EXERCISE DESCRIPTION: Select, from the data, each line where "React" occurs.

····················

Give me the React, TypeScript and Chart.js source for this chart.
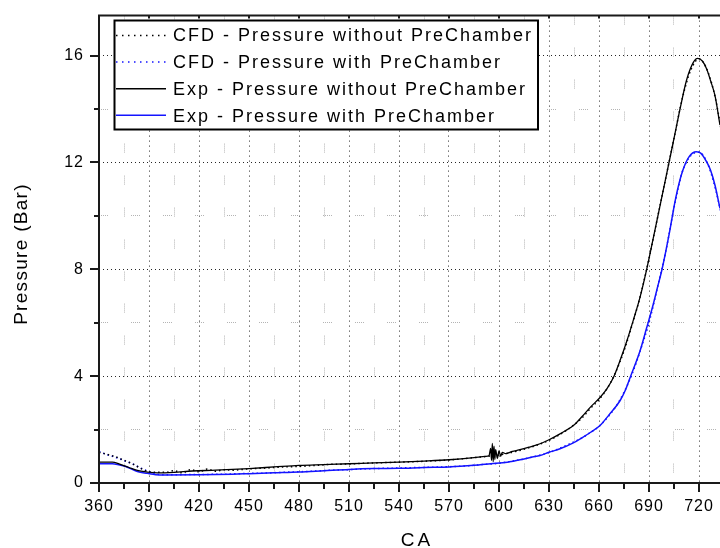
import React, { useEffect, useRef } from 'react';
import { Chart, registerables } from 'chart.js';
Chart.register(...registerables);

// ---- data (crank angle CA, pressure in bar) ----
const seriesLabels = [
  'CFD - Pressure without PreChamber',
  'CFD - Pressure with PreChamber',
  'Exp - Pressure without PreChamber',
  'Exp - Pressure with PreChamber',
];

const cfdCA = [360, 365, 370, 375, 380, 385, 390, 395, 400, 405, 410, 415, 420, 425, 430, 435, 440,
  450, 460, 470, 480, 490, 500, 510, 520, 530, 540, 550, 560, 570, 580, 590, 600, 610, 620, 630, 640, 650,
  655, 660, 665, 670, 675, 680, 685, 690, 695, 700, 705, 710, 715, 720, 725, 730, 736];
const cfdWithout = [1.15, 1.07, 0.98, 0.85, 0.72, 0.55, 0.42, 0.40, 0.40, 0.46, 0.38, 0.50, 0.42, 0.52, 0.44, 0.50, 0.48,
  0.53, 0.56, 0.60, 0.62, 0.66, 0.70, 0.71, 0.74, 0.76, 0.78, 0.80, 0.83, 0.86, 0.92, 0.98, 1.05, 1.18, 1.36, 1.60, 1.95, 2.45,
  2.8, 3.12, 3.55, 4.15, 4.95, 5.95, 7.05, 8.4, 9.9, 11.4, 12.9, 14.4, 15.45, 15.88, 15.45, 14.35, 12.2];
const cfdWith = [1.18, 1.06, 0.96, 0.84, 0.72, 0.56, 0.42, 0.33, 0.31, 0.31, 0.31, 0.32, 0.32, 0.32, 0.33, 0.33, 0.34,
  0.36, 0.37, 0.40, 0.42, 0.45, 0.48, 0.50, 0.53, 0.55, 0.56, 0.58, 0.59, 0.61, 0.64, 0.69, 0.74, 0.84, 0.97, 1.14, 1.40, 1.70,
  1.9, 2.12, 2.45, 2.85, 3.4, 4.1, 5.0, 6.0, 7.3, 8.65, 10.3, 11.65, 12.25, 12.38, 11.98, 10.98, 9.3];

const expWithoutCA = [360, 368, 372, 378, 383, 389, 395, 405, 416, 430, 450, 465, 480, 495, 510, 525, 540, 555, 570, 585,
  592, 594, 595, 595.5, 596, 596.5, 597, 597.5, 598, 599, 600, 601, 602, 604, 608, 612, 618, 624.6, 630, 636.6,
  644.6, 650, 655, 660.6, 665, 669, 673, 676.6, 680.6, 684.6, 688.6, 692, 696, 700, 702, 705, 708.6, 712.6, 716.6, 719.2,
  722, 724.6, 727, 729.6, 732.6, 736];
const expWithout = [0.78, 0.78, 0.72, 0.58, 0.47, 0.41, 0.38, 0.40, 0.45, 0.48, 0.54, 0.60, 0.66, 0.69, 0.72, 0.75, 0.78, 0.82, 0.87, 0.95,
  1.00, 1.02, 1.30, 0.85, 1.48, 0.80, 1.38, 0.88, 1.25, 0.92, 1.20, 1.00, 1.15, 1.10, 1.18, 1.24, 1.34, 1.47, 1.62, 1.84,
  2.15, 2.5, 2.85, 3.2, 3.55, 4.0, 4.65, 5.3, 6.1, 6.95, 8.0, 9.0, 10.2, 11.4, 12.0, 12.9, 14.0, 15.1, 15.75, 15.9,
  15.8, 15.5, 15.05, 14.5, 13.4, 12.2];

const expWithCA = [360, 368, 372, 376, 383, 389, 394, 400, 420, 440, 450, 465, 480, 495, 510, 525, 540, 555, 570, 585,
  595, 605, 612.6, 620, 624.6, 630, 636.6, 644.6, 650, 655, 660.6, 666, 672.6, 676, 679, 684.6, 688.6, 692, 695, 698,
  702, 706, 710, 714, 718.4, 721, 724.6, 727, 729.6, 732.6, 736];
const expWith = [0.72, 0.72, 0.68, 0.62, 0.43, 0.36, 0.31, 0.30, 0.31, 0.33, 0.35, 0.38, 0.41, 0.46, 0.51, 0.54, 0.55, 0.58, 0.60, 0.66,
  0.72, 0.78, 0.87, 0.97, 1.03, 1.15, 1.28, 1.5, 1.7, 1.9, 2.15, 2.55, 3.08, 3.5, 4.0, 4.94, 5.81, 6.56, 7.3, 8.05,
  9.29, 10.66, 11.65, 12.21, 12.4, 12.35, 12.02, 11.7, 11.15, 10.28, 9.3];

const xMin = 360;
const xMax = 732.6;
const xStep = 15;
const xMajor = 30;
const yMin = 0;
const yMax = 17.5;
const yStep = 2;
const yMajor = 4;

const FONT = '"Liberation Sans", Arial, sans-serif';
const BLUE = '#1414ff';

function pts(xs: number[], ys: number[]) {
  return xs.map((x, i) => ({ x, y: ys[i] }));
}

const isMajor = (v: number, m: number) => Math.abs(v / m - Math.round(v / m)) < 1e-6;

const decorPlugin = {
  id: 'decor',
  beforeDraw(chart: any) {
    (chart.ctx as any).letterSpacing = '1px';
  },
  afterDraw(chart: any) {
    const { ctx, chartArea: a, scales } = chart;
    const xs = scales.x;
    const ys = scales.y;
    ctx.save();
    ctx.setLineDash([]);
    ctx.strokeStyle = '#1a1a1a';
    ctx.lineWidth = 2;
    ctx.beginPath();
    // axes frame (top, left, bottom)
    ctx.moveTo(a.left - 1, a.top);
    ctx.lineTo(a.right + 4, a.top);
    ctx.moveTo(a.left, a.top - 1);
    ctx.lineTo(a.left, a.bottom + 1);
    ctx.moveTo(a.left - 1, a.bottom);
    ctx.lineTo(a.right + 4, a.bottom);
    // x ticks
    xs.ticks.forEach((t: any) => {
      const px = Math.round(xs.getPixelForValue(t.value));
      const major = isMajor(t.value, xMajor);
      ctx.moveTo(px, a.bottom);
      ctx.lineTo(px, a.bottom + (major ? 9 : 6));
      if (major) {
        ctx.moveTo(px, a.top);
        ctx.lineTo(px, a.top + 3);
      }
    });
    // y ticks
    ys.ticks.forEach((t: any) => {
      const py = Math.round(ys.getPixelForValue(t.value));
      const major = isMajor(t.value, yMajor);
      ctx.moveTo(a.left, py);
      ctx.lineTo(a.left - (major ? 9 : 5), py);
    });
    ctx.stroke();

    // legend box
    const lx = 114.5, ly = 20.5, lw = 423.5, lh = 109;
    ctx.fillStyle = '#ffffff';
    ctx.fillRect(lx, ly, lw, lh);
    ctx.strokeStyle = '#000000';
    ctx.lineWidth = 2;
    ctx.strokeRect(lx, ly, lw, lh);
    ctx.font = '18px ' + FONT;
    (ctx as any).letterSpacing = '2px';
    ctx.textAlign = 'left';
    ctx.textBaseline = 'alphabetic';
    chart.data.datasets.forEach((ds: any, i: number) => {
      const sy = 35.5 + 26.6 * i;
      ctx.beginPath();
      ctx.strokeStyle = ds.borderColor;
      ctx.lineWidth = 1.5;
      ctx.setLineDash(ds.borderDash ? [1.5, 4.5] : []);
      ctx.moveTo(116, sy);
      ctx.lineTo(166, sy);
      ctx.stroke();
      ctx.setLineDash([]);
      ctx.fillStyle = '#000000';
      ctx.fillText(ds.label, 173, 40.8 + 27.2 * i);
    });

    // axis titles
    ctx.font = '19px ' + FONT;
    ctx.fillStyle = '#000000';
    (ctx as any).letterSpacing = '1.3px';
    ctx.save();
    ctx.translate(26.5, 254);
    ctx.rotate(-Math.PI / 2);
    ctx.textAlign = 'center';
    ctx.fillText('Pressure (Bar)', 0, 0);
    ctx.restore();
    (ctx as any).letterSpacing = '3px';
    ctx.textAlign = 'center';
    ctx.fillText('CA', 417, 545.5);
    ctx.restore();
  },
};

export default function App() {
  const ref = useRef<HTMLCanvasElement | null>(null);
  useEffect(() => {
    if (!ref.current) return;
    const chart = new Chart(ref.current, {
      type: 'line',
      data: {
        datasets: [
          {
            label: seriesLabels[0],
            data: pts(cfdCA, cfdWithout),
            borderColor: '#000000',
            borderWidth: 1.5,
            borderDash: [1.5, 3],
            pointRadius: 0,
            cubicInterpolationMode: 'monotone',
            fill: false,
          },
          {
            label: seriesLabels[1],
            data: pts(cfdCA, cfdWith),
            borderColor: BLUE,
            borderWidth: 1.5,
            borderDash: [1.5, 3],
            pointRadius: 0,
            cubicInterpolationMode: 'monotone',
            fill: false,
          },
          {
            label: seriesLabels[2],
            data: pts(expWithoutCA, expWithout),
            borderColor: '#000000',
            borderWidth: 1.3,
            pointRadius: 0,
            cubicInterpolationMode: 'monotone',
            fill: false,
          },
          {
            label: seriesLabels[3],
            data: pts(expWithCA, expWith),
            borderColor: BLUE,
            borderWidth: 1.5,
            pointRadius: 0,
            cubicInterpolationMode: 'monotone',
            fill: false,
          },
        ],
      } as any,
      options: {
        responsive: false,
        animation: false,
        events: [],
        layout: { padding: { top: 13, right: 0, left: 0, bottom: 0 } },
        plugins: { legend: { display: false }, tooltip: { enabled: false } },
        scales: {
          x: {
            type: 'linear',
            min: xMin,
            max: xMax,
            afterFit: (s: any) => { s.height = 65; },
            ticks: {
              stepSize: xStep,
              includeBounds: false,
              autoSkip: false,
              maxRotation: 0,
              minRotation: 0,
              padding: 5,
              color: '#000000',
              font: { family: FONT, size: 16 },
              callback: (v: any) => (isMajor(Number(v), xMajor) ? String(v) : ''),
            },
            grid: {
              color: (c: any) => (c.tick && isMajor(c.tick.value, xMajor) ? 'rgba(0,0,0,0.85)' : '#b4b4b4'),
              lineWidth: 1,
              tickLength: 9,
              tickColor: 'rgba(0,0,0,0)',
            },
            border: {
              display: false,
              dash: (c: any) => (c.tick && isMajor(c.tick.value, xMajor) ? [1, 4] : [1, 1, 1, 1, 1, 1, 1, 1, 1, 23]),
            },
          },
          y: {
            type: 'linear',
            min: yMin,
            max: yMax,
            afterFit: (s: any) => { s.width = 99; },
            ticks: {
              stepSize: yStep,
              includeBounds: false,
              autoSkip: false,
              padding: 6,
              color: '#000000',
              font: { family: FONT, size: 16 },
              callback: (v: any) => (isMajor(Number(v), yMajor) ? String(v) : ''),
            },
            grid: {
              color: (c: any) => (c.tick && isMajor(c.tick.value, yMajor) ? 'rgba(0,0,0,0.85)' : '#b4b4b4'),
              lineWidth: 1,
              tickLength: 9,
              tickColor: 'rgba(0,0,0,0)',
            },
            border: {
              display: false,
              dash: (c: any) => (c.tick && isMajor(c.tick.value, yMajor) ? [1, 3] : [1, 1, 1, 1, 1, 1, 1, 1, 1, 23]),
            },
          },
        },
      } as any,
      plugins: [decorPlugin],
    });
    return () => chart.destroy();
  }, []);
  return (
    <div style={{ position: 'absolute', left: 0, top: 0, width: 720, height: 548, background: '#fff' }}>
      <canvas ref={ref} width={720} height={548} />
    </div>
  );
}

····················

FULL ANSWER:
Give me the React, TypeScript and Chart.js source for this chart.
import React, { useEffect, useRef } from 'react';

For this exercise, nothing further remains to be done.